The way to fix this problem is to improve the job situation for PhDs, or pay referees, or make refereeing count for more on the CV. I think referees should not be anonymous to the author, and on every paper published it should say towards the top ‘Refereed by … (name) and (name).’ Ideas or major improvements suggested by referees should be acknowledged by name in the paper. So, this way referees’ work can be acknowledged. Refereeing then might start to count for something! If people saw refereeing as a benefit to themselves, they might start to do the job quicker and better.

It’s just an idea! But the current system is pretty bad, and we should think of ways to improve it.

Kenny Easwaran
Reply to  Postdoc
7 years ago

The current situation is bad, but I’m not sure that the comparative problems with philosophy journals can be explained this way. Contrary to what you say, it seems to me that philosophy has a much *stronger* community and a *gentler* job market than most other academic disciplines. I don’t know of other disciplines that have ever had as centralized a job market as Jobs for Philosophers and PhilJobs have been, or other disciplines where people know as large a percentage of the field and carry on discussions on Facebook and other media with each other. (My information may be anecdotal and incomplete, but I would think we should expect this because philosophy is both a field with far fewer participants than most sciences and the big humanities, and one that doesn’t rely as much on grad students to staff the service teaching and research labs, so that the market is less mismatched.)

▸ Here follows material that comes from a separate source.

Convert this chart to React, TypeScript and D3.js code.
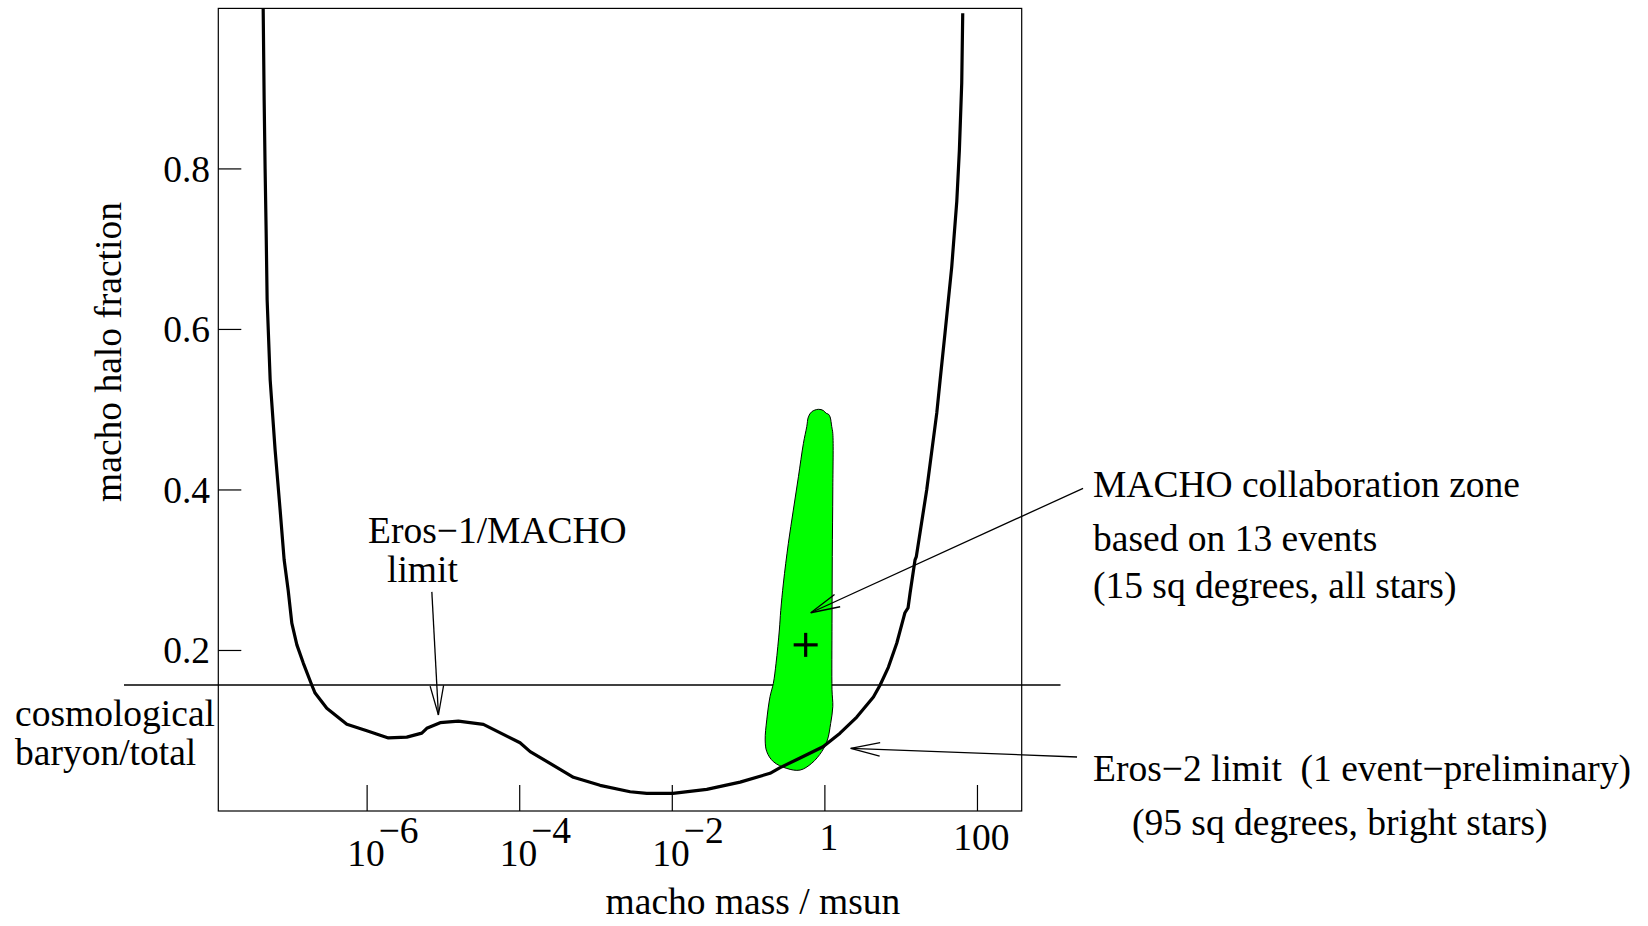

Still, despite those advantages, we don’t seem able to have turnaround times of a month and a half, as people in chemistry do: https://www.researchgate.net/post/Usually_how_long_it_takes_to_get_the_first_decision_when_a_paper_submitted_to_ACS_journals

DoubleA
DoubleA
7 years ago

FWIW, Law is much more centralized, even using a standardized form (the FAR) form. I have no idea how that relates to placement rates or whatever “gentleness” means in this context, but I suppose it is some counter evidence– though law reviews are student edited anyway.